Landscaping a midcentury house: Beware the sideburn hedges

landscaping mid century houseTGIF, so we are guessing a lot of readers will be outside, working on the garden and the lawn and landscaping in general. So today, a simple before-and-after landscaping photo that makes a dramatic point about reconsidering those classic midcentury sideburn hedges.

Reader Shann owns a lovely coolonial. All the vintage hedges — they got a major haircut.  In their place and in addition:  Low lying plantings… a window box… a trellis… and some front yard hardscaping — most notably, the sidewalk. Looks like Shann also got a new roof – dark, to play up the shutters.) Trim the hedges and now: We can see the pretty facade of the house.

Folks, those classic midcentury box hedges chucked right up against the foundation and left to grow and grow and grow, choking the front of the house? Well, I don’t think they were  a particularly good idea.

Want to improve your curb appeal? Get those hedge hogs out of there. Or, cut ’em ‘way down below the windows at least. Layer other plantings in front of them. “Pull” your landscaping out about as deep as the height of the first floor wall of the house. Add some hardscape. Etc. Nicely done, Shann — what a lovely house you have — classic!

  1. Claudia Rainey says:

    I’m a landscape designer, and I think Midcentury homes do well with either modern (very simple and textural) landscapes or oriental style, or a combination of the two. Many, including my own, come with overgrown hedges and foundation plantings. Mine was all boxwoods. I have moved and replaced most of them and have planted a flowering cherry and some native muhly grass so far. The key is to keep the plant palette simple and focus on texture and year-round interest rather than flowers.

  2. I am a native plant advocate myself. Our house originally had box shrubs that over time nearly enveloped the whole front of the house. Besides covering the natural look and lines of the house they also create other problems – places for animals to hide out, prevent easy access to parts of your house, etc. I’m in the midst of a re-landscaping our house now with much more lower profile shrubs and flowers in the hopes of it not overgrowing as significantly in the future.

  3. Janet says:

    Hedges next to the house, junipers in particular, are serious fire hazards.
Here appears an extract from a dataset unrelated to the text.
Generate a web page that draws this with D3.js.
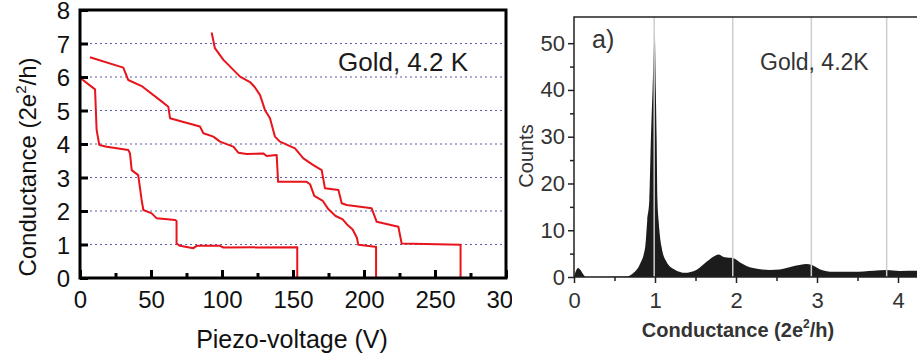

If they catch fire, the flames go up right under the eaves and catch the roof on fire.

  4. Christa says:

    A big section of my mid century house is hidden behind enormous rare varieties of camellia trees. I’m debating taking them out. They’re so pretty but they take up a lot of room in my little yard and really are out of scale to the house. I wonder if there is some sort of plant exchange out there or some landscaper who would want to come and take them to use on another project.

  5. Scott says:

    If they are still good looking trees, and more important structurally solid, I’d think about what those trees do for you as far as protection from the elements and sun. Could removal of the trees cause your summer AC costs to skyrocket?

    Also keep in mind new trees of any reasonable size are astounisingly expensive not to mention the cost involved in removing the old tree and its roots which is a pretty messy and invasive procedure for your yard as well.

  6. Carl Youngblood says:

    I’m with you. I live in Colorado but I just don’t like that “weedy” landscaping. I like minimalism. To avoid having to water a lot of grass, I used wood chips and rocks in some areas and planted some of those sculptural-style evergreens. Since the entire front of my house is glass, I did the lawn all the way up to the foundation with no plants there at all. I do like the idea of using Asian-style landscaping that is mentioned in another comment.

  7. DIY April says:

    I have overgrown bushes in my mid century fixer upper. Thank you for giving me permission. Seriously… I didn’t know until reading this. So helpful.

  8. PJ says:

    It’s called a house MUSTACHE not a side burn *wink*. I xeriscape with native plants in a dry area (Texas) it doesn’t look weedy. The trick is to cut back native plants twice a year to keep them from getting “leggy”. You can do it with a string trimmer or shears. It keeps them compact. Also, add edging to all flowerbeds! It makes it look more organized and keeps the sod, or ground cover out. Mulching regularly is important too.